Matthew is working toward becoming an Eagle Scout. He also enjoys surfing, skimboarding, fishing, and skateboarding. "To help people understand the incredible gifts of the natural world," Matthew would like to become a marine scientist someday.
Geotubes are huge flexible tubes filled with sand that are designed to preserve beachfront property from erosion. Matthew found while working on a previous project that Geotubes protected land behind them but accelerated shoreline erosion. He hypothesized that coastal structures other than Geotubes would work better against such beach damage.
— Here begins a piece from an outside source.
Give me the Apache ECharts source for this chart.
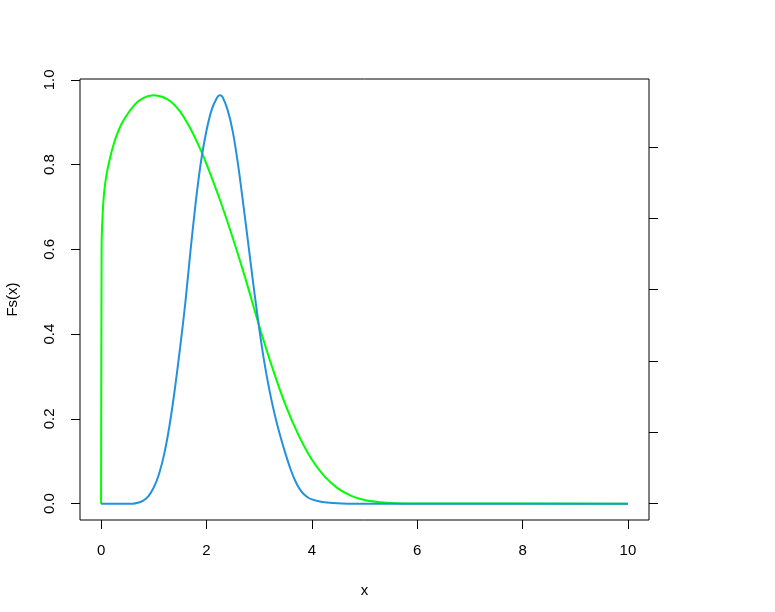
<!DOCTYPE html>
<html>
<head>
<meta charset="utf-8">
<script src="https://cdn.jsdelivr.net/npm/echarts@6/dist/echarts.min.js"></script>
<style>
html,body{margin:0;padding:0;background:#fff;}
#chart{width:775px;height:612px;}
</style>
</head>
<body>
<div id="chart"></div>
<script>
// Data
var greenX = [0, 0.01, 0.02, 0.04, 0.06, 0.1, 0.15, 0.2, 0.25, 0.3, 0.35, 0.4, 0.5, 0.6, 0.7, 0.8, 0.9, 1.0, 1.1, 1.2, 1.3, 1.4, 1.5, 1.6, 1.7, 1.8, 1.9, 2.0, 2.25, 2.5, 2.75, 3.0, 3.25, 3.5, 3.75, 4.0, 4.25, 4.5, 4.75, 5.0, 5.25, 5.5, 5.75, 6.0, 10];
var greenY = [0, 0.61, 0.655, 0.705, 0.737, 0.774, 0.805, 0.831, 0.853, 0.871, 0.886, 0.899, 0.919, 0.936, 0.949, 0.957, 0.962, 0.964, 0.962, 0.958, 0.951, 0.940, 0.925, 0.906, 0.884, 0.859, 0.832, 0.802, 0.719, 0.627, 0.527, 0.42, 0.321, 0.233, 0.161, 0.104, 0.063, 0.0355, 0.0185, 0.0085, 0.004, 0.0017, 0.0006, 0.0002, 0];
var blueX = [0, 0.6, 0.7, 0.8, 0.9, 1.0, 1.1, 1.2, 1.3, 1.4, 1.5, 1.6, 1.7, 1.8, 1.9, 2.0, 2.1, 2.2, 2.25, 2.3, 2.4, 2.5, 2.6, 2.7, 2.8, 2.9, 3.0, 3.1, 3.2, 3.3, 3.4, 3.5, 3.6, 3.7, 3.8, 3.9, 4.0, 4.2, 4.4, 4.7, 10];
var blueY = [0, 0, 0.002, 0.007, 0.018, 0.038, 0.07, 0.118, 0.185, 0.27, 0.368, 0.475, 0.6, 0.715, 0.81, 0.88, 0.93, 0.958, 0.964, 0.961, 0.93, 0.878, 0.80, 0.706, 0.607, 0.508, 0.415, 0.333, 0.265, 0.208, 0.16, 0.118, 0.08, 0.05, 0.029, 0.017, 0.01, 0.004, 0.0015, 0, 0];
var xTicks = [0, 2, 4, 6, 8, 10];
var yTicks = [0, 0.2, 0.4, 0.6, 0.8, 1.0];
var rightTicks = [0, 0.2, 0.4, 0.6, 0.8, 1.0];
var xTitle = 'x';
var yTitle = 'Fs(x)';

function pairs(xs, ys){ var out=[]; for (var i=0;i<xs.length;i++){ out.push([xs[i], ys[i]]); } return out; }

var FONT = '"Liberation Sans", Arial, sans-serif';
var chart = echarts.init(document.getElementById('chart'), null, {renderer:'canvas'});
chart.setOption({
  animation: false,
  backgroundColor: '#ffffff',
  grid: {left: 80, right: 126, top: 79, bottom: 92, show: true, borderColor: '#000', borderWidth: 1,
    backgroundColor: 'transparent', outerBoundsMode: 'none', containLabel: false},
  xAxis: {
    type: 'value', min: -0.4, max: 10.4,
    name: xTitle, nameLocation: 'middle', nameGap: 63,
    nameTextStyle: {fontFamily: FONT, fontSize: 15, color: '#000'},
    axisLine: {show: false, onZero: false},
    splitLine: {show: false},
    axisTick: {show: true, length: 9, customValues: xTicks, lineStyle: {color: '#000', width: 1}},
    axisLabel: {customValues: xTicks, margin: 23, fontFamily: FONT, fontSize: 15, color: '#000',
      formatter: function(v){ return String(v); }}
  },
  yAxis: [{
    type: 'value', min: -0.0386, max: 1.0022, position: 'left',
    name: yTitle, nameLocation: 'middle', nameGap: 60, nameRotate: 90,
    nameTextStyle: {fontFamily: FONT, fontSize: 15, color: '#000'},
    axisLine: {show: false, onZero: false},
    splitLine: {show: false},
    axisTick: {show: true, length: 9, customValues: yTicks, lineStyle: {color: '#000', width: 1}},
    axisLabel: {customValues: yTicks, rotate: 90, margin: 23, fontFamily: FONT, fontSize: 15, color: '#000',
      formatter: function(v){ return v.toFixed(1); }}
  }, {
    type: 'value', min: -0.046, max: 1.1907, position: 'right',
    axisLine: {show: false, onZero: false},
    splitLine: {show: false},
    axisTick: {show: true, length: 9, customValues: rightTicks, lineStyle: {color: '#000', width: 1}},
    axisLabel: {show: false}
  }],
  series: [{
    type: 'line', yAxisIndex: 0, data: pairs(greenX, greenY), showSymbol: false, symbol: 'none',
    smooth: 0.3, lineStyle: {color: '#00ff00', width: 2}, z: 2
  }, {
    type: 'line', yAxisIndex: 0, data: pairs(blueX, blueY), showSymbol: false, symbol: 'none',
    smooth: 0.3, lineStyle: {color: '#2292de', width: 2}, z: 3
  }]
});
</script>
</body>
</html>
Matthew built a wave tank and filled it with water and sand, generating waves to create realistic underwater sand contours. He designed various models of erosion control and exposed them to routine waves and storm simulations. After each test, he rebuilt the beach. He tried two kinds of Geotubes, a curved seawall, reef balls, a reef-ball/Geotube combination, beach rocks, and submerged rocks. He also exposed the beach to the wave test without a structure and ranked the other test results against this referent. Reef balls worked the best, acting as mini-breakwaters and sand catchers. The other structures lost sand. Beach rocks failed in storm waves. Submerged rocks did better against storm surf but poorly overall. The curved seawall and the reef ball/Geotube combination worked somewhat better than the rocks, and all worked better than the Geotubes alone.